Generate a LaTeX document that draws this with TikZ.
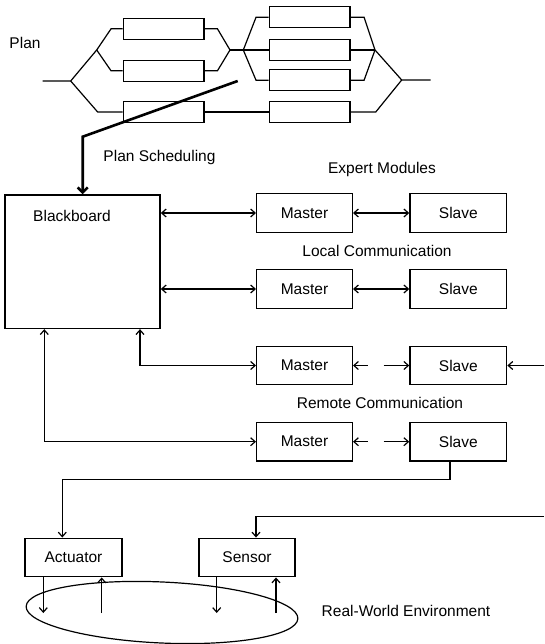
\documentclass[tikz,border=0pt]{standalone}
\usepackage{fontspec}
\setmainfont{Liberation Sans}
\usetikzlibrary{arrows.meta,shapes.geometric}
\begin{document}
\begin{tikzpicture}[x=1pt,y=-1pt,
  font=\fontsize{15.5}{18}\selectfont,
  conn/.style={line width=1.2pt},
  heavy/.style={line width=2.6pt},
  box/.style={draw, line width=1.4pt, inner sep=0pt, minimum height=38.5pt},
  mbox/.style={box, minimum width=95.6pt},
  sbox/.style={box, minimum width=96.7pt},
  pbox/.style={draw, line width=1.4pt, inner sep=0pt, minimum width=80.7pt, minimum height=21pt},
  lbl/.style={inner sep=0pt},
  ar/.style={conn, -{Straight Barb[length=4.5pt,width=8pt]}},
  dar/.style={conn, {Straight Barb[length=4.5pt,width=8pt]}-{Straight Barb[length=4.5pt,width=8pt]}},
  dsh/.style={dash pattern=on 13pt off 16pt on 60pt}
]
\useasboundingbox (0,0) rectangle (544,644);

% ---------------- Plan ----------------
\node[lbl] (plan) at (25,43) {Plan};
\node[pbox] (b1) at (163.7,28.8) {};
\node[pbox] (b2) at (163.7,70.8) {};
\node[pbox] (b6) at (163.7,112) {};
\node[pbox] (b3) at (309.7,17.2) {};
\node[pbox] (b4) at (309.7,50) {};
\node[pbox] (b5) at (309.7,80.3) {};
\node[pbox] (b7) at (309.7,112) {};

\coordinate (pst) at (42.7,81);
\coordinate (f1) at (70.7,81);
\coordinate (s1) at (96.7,50);
\coordinate (m1) at (230,50);
\coordinate (s2) at (243.3,50);
\coordinate (m2) at (375,50);
\coordinate (f2) at (401.7,80);
\coordinate (pen) at (430.7,80);

\draw[conn] (pst) -- (f1) -- (s1) -- ([xshift=-11.6pt]b1.west) -- (b1.west);
\draw[conn] (s1) -- ([xshift=-11.6pt]b2.west) -- (b2.west);
\draw[conn] (f1) -- ([xshift=-25pt]b6.west) -- (b6.west);
\draw[conn] (b1.east) -- ([xshift=12.7pt]b1.east) -- (m1);
\draw[conn] (b2.east) -- ([xshift=12.7pt]b2.east) -- (m1);
\draw[conn] (m1) -- (s2);
\draw[conn] (s2) -- ([xshift=-12.6pt]b3.west) -- (b3.west);
\draw[conn] (s2) -- (b4.west);
\draw[conn] (s2) -- ([xshift=-12.6pt]b5.west) -- (b5.west);
\draw[conn] (b3.east) -- ([xshift=13.3pt]b3.east) -- (m2);
\draw[conn] (b4.east) -- (m2);
\draw[conn] (b5.east) -- ([xshift=13.3pt]b5.east) -- (m2);
\draw[conn] (m2) -- (f2) -- (pen);
\draw[conn] (b6.east) -- (b7.west);
\draw[conn] (b7.east) -- ([xshift=25pt]b7.east) -- (f2);

% ---------------- Plan scheduling ----------------
\node[lbl] (psl) at (159.5,157) {Plan Scheduling};
\node[draw, line width=1.6pt, inner sep=0pt, minimum width=155pt, minimum height=133.3pt] (bb) at (82.5,261.7) {};
\node[lbl] (bbt) at (72,216) {Blackboard};
\coordinate (ps1) at (237.7,81);
\coordinate (ps2) at (82.7,136.7);
\draw[heavy, -{Straight Barb[length=5pt,width=10pt]}] (ps1) -- (ps2) -- (ps2 |- bb.north);

% ---------------- Expert modules ----------------
\node[lbl] (em) at (382,169.3) {Expert Modules};
\node[mbox] (M1) at (304.5,213) {Master};
\node[sbox] (S1) at (458.3,213) {Slave};
\node[lbl] (lc) at (377,250.7) {Local Communication};
\node[mbox] (M2) at (304.5,289) {Master};
\node[sbox] (S2) at (458.3,289) {Slave};
\node[mbox] (M3) at (304.5,365.5) {Master};
\node[sbox] (S3) at (458.3,365.5) {Slave};
\node[lbl] (rc) at (380,403) {Remote Communication};
\node[mbox] (M4) at (304.5,441.7) {Master};
\node[sbox] (S4) at (458.3,441.7) {Slave};

\draw[dar] (M1.west -| bb.east) -- (M1.west);
\draw[dar] (M2.west -| bb.east) -- (M2.west);
\draw[dar] (M1.east) -- (S1.west);
\draw[dar] (M2.east) -- (S2.west);
\draw[dar, dsh] (M3.east) -- (S3.west);
\draw[dar, dsh] (M4.east) -- (S4.west);

\coordinate (c3) at (140,365.5);
\coordinate (c4) at (44.3,441.7);
\draw[dar] (bb.south -| c3) -- (c3) -- (M3.west);
\draw[dar] (bb.south -| c4) -- (c4) -- (M4.west);

\coordinate (r3) at (544,365.5);
\draw[ar] (r3) -- (S3.east);

% ---------------- Actuator / Sensor ----------------
\node[box, minimum width=97pt] (act) at (73.5,557.5) {Actuator};
\node[box, minimum width=96pt] (sen) at (247,557.5) {Sensor};

\coordinate (k1) at (450,479.3);
\coordinate (k2) at (62.3,479.3);
\draw[ar] (S4.south -| k1) -- (k1) -- (k2) -- (k2 |- act.north);

\coordinate (r5) at (544,516.7);
\coordinate (k3) at (256,516.7);
\draw[ar] (r5) -- (k3) -- (k3 |- sen.north);

% ---------------- Environment ----------------
\node[ellipse, draw, line width=1.2pt, inner sep=0pt, minimum width=272pt, minimum height=61pt, rotate=-2.6] (env) at (162,612.5) {};
\node[lbl] (rw) at (406,610.7) {Real-World Environment};

\coordinate (e1) at (43.3,613);
\coordinate (e2) at (101.7,613);
\coordinate (e3) at (216.7,613);
\coordinate (e4) at (276,613);
\draw[ar] (act.south -| e1) -- (e1);
\draw[ar] (e2) -- (e2 |- act.south);
\draw[ar] (sen.south -| e3) -- (e3);
\draw[ar] (e4) -- (e4 |- sen.south);
\end{tikzpicture}
\end{document}
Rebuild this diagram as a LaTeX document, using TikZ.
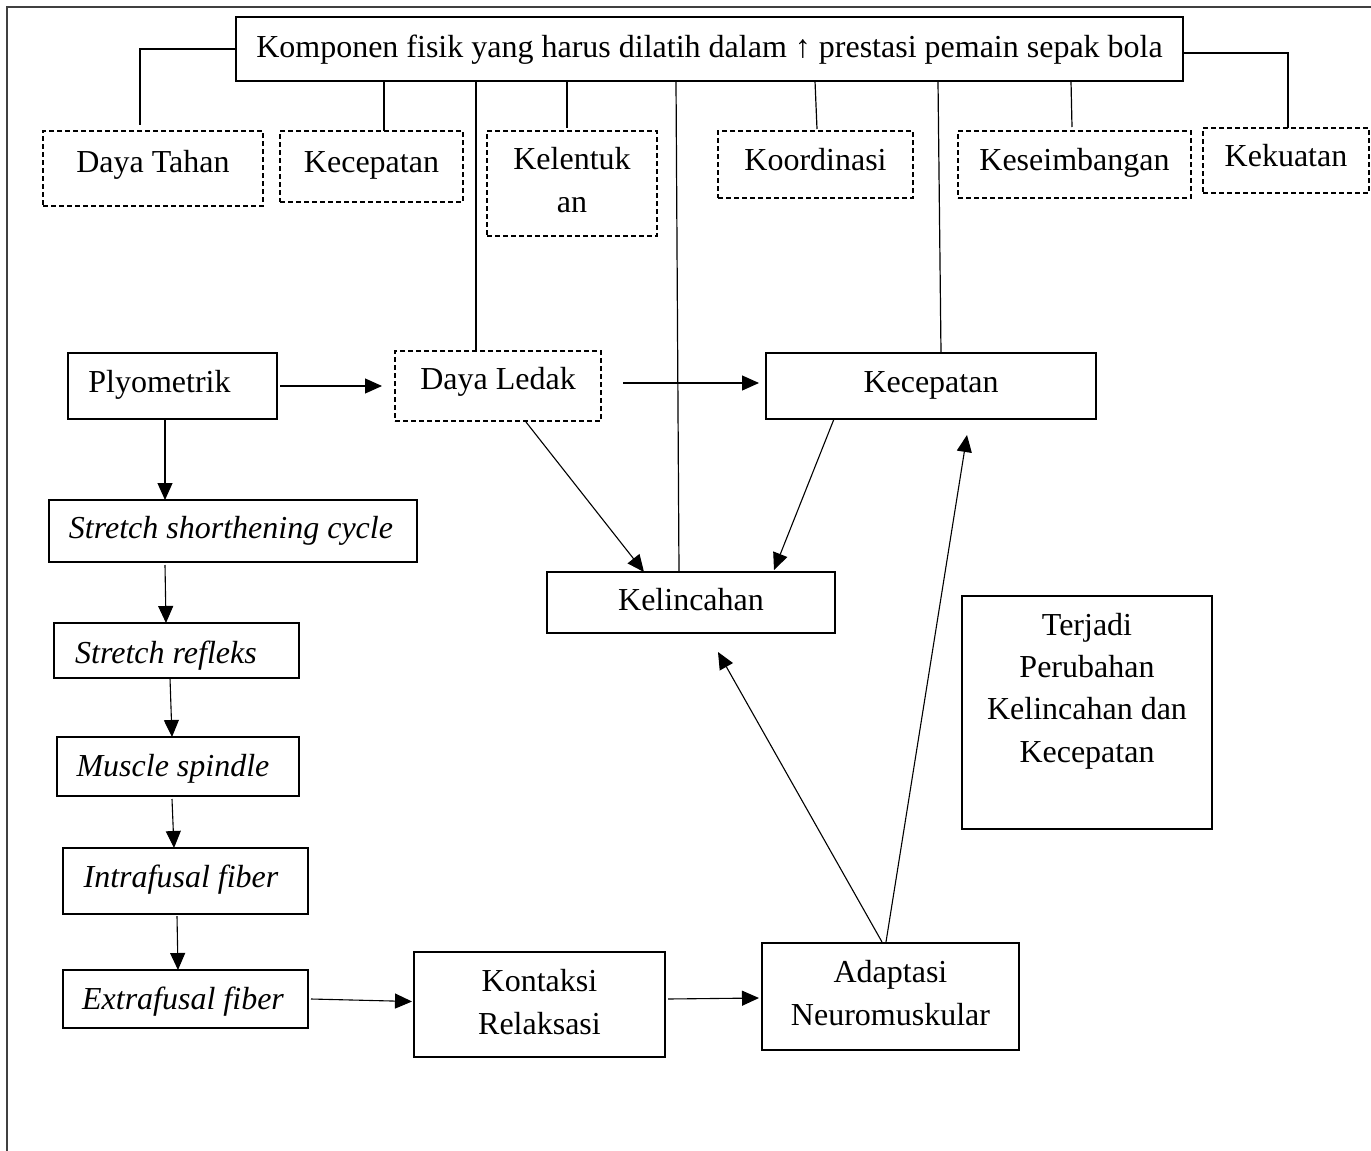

----------------------------------------

Transcribe the whole listing, character for character, but not its images.

ANSWER TO THE PROBLEM
Generate a LaTeX document that draws this with TikZ.
\documentclass[tikz,border=0pt]{standalone}
\usepackage{fontspec}
\setmainfont{Liberation Sans}
\usetikzlibrary{arrows.meta,shapes.geometric}
\begin{document}
\begin{tikzpicture}[x=1pt,y=-1pt,
  font=\fontsize{15.5}{18}\selectfont,
  conn/.style={line width=1.2pt},
  heavy/.style={line width=2.6pt},
  box/.style={draw, line width=1.4pt, inner sep=0pt, minimum height=38.5pt},
  mbox/.style={box, minimum width=95.6pt},
  sbox/.style={box, minimum width=96.7pt},
  pbox/.style={draw, line width=1.4pt, inner sep=0pt, minimum width=80.7pt, minimum height=21pt},
  lbl/.style={inner sep=0pt},
  ar/.style={conn, -{Straight Barb[length=4.5pt,width=8pt]}},
  dar/.style={conn, {Straight Barb[length=4.5pt,width=8pt]}-{Straight Barb[length=4.5pt,width=8pt]}},
  dsh/.style={dash pattern=on 13pt off 16pt on 60pt}
]
\useasboundingbox (0,0) rectangle (544,644);

% ---------------- Plan ----------------
\node[lbl] (plan) at (25,43) {Plan};
\node[pbox] (b1) at (163.7,28.8) {};
\node[pbox] (b2) at (163.7,70.8) {};
\node[pbox] (b6) at (163.7,112) {};
\node[pbox] (b3) at (309.7,17.2) {};
\node[pbox] (b4) at (309.7,50) {};
\node[pbox] (b5) at (309.7,80.3) {};
\node[pbox] (b7) at (309.7,112) {};

\coordinate (pst) at (42.7,81);
\coordinate (f1) at (70.7,81);
\coordinate (s1) at (96.7,50);
\coordinate (m1) at (230,50);
\coordinate (s2) at (243.3,50);
\coordinate (m2) at (375,50);
\coordinate (f2) at (401.7,80);
\coordinate (pen) at (430.7,80);

\draw[conn] (pst) -- (f1) -- (s1) -- ([xshift=-11.6pt]b1.west) -- (b1.west);
\draw[conn] (s1) -- ([xshift=-11.6pt]b2.west) -- (b2.west);
\draw[conn] (f1) -- ([xshift=-25pt]b6.west) -- (b6.west);
\draw[conn] (b1.east) -- ([xshift=12.7pt]b1.east) -- (m1);
\draw[conn] (b2.east) -- ([xshift=12.7pt]b2.east) -- (m1);
\draw[conn] (m1) -- (s2);
\draw[conn] (s2) -- ([xshift=-12.6pt]b3.west) -- (b3.west);
\draw[conn] (s2) -- (b4.west);
\draw[conn] (s2) -- ([xshift=-12.6pt]b5.west) -- (b5.west);
\draw[conn] (b3.east) -- ([xshift=13.3pt]b3.east) -- (m2);
\draw[conn] (b4.east) -- (m2);
\draw[conn] (b5.east) -- ([xshift=13.3pt]b5.east) -- (m2);
\draw[conn] (m2) -- (f2) -- (pen);
\draw[conn] (b6.east) -- (b7.west);
\draw[conn] (b7.east) -- ([xshift=25pt]b7.east) -- (f2);

% ---------------- Plan scheduling ----------------
\node[lbl] (psl) at (159.5,157) {Plan Scheduling};
\node[draw, line width=1.6pt, inner sep=0pt, minimum width=155pt, minimum height=133.3pt] (bb) at (82.5,261.7) {};
\node[lbl] (bbt) at (72,216) {Blackboard};
\coordinate (ps1) at (237.7,81);
\coordinate (ps2) at (82.7,136.7);
\draw[heavy, -{Straight Barb[length=5pt,width=10pt]}] (ps1) -- (ps2) -- (ps2 |- bb.north);

% ---------------- Expert modules ----------------
\node[lbl] (em) at (382,169.3) {Expert Modules};
\node[mbox] (M1) at (304.5,213) {Master};
\node[sbox] (S1) at (458.3,213) {Slave};
\node[lbl] (lc) at (377,250.7) {Local Communication};
\node[mbox] (M2) at (304.5,289) {Master};
\node[sbox] (S2) at (458.3,289) {Slave};
\node[mbox] (M3) at (304.5,365.5) {Master};
\node[sbox] (S3) at (458.3,365.5) {Slave};
\node[lbl] (rc) at (380,403) {Remote Communication};
\node[mbox] (M4) at (304.5,441.7) {Master};
\node[sbox] (S4) at (458.3,441.7) {Slave};

\draw[dar] (M1.west -| bb.east) -- (M1.west);
\draw[dar] (M2.west -| bb.east) -- (M2.west);
\draw[dar] (M1.east) -- (S1.west);
\draw[dar] (M2.east) -- (S2.west);
\draw[dar, dsh] (M3.east) -- (S3.west);
\draw[dar, dsh] (M4.east) -- (S4.west);

\coordinate (c3) at (140,365.5);
\coordinate (c4) at (44.3,441.7);
\draw[dar] (bb.south -| c3) -- (c3) -- (M3.west);
\draw[dar] (bb.south -| c4) -- (c4) -- (M4.west);

\coordinate (r3) at (544,365.5);
\draw[ar] (r3) -- (S3.east);

% ---------------- Actuator / Sensor ----------------
\node[box, minimum width=97pt] (act) at (73.5,557.5) {Actuator};
\node[box, minimum width=96pt] (sen) at (247,557.5) {Sensor};

\coordinate (k1) at (450,479.3);
\coordinate (k2) at (62.3,479.3);
\draw[ar] (S4.south -| k1) -- (k1) -- (k2) -- (k2 |- act.north);

\coordinate (r5) at (544,516.7);
\coordinate (k3) at (256,516.7);
\draw[ar] (r5) -- (k3) -- (k3 |- sen.north);

% ---------------- Environment ----------------
\node[ellipse, draw, line width=1.2pt, inner sep=0pt, minimum width=272pt, minimum height=61pt, rotate=-2.6] (env) at (162,612.5) {};
\node[lbl] (rw) at (406,610.7) {Real-World Environment};

\coordinate (e1) at (43.3,613);
\coordinate (e2) at (101.7,613);
\coordinate (e3) at (216.7,613);
\coordinate (e4) at (276,613);
\draw[ar] (act.south -| e1) -- (e1);
\draw[ar] (e2) -- (e2 |- act.south);
\draw[ar] (sen.south -| e3) -- (e3);
\draw[ar] (e4) -- (e4 |- sen.south);
\end{tikzpicture}
\end{document}
Rebuild this diagram as a LaTeX document, using TikZ.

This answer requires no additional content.